The quadratic formula for the associated equation is:
\[ x_{1,2} = \frac{-b \pm \sqrt{\Delta}}{2a} \]
Substituting \( b = -4 \), \( \Delta = 64 \), and \( a = 2 \) in the formula:
\[ x_{1,2} = \frac{4 \pm \sqrt{64}}{2 \times 2} = \frac{4 \pm 8}{4} \]
The first solution is \( x_1 = \displaystyle \frac{4 - 8}{4} = \displaystyle \frac{-4}{4} = -1 \), the second solution is instead \( x_2 = \displaystyle \frac{4 + 8}{4} = \displaystyle \frac{12}{4} = 3 \).

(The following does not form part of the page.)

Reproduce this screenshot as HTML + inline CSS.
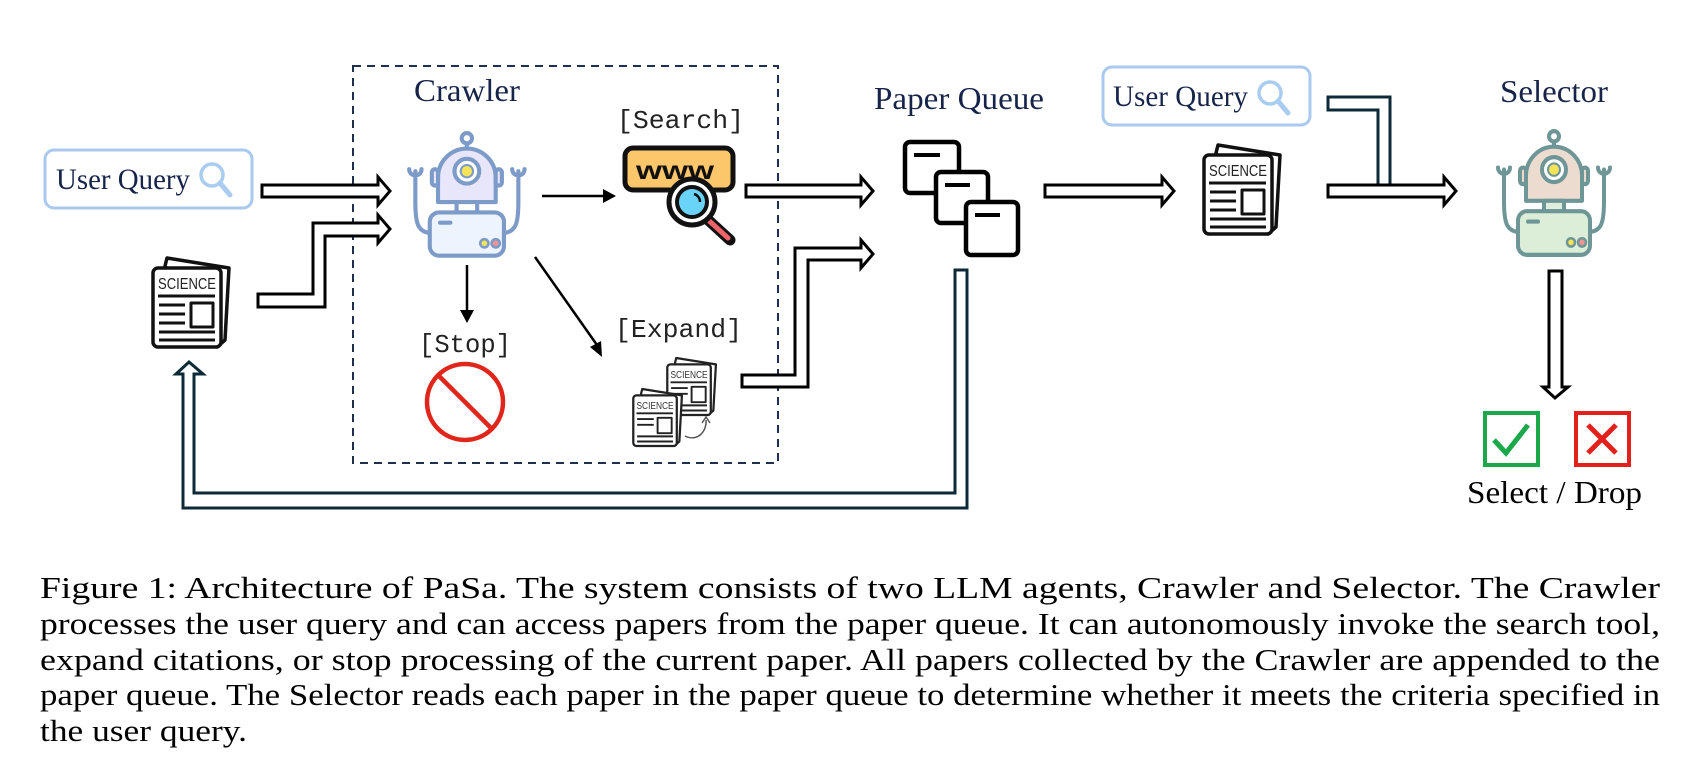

The solutions of the equation are therefore:
\[ x_1 = -1 \quad \text{and} \quad x_2 = 3 \]
Note that the quadratic coefficient is greater than zero and the inequality asks for the solutions for which we have \( ax^2+bx+c > 0 \), therefore the positive solutions are found "outside the interval", that is \( x < -1 \) or \( x > 3 \), as shown in the graph:
Or:
Observe, finally, that the circles are not filled since we are excluding the points \( x = -1 \) and \( x = 3 \).
Exercise 3. Solve the second-degree inequality \( 2x^2+x+1 \leq 0 \).
Solution. The inequality is already presented in canonical form.
We calculate the discriminant:
\[ \Delta = b^2 - 4ac \]
Substituting \( a = 2 \), \( b = 1 \), \( c = 1 \):
\[ \Delta = (1)^2 - 4(2)(1) = 1 - 8 = -7 \]
Since the discriminant is negative, the associated equation \( 2x^2+x+1 = 0 \) has no real solutions.
Furthermore, since the coefficient of the quadratic term is positive (\( a = 2 > 0 \)), the parabola has its concavity facing upward, which means that its value is always positive for any value of \( x \).
For an inequality in the form \( 2x^2+x+1 \leq 0 \) with \( a > 0 \) and negative discriminant, the inequality has no solutions, since the function is always positive and can never be less than or equal to zero.
Therefore, the solution is the empty set. The graph of the function is:
As can be observed, the parabola is always above the \( x \) axis, so there are no values of \( x \) that satisfy the inequality \( 2x^2+x+1 \leq 0 \).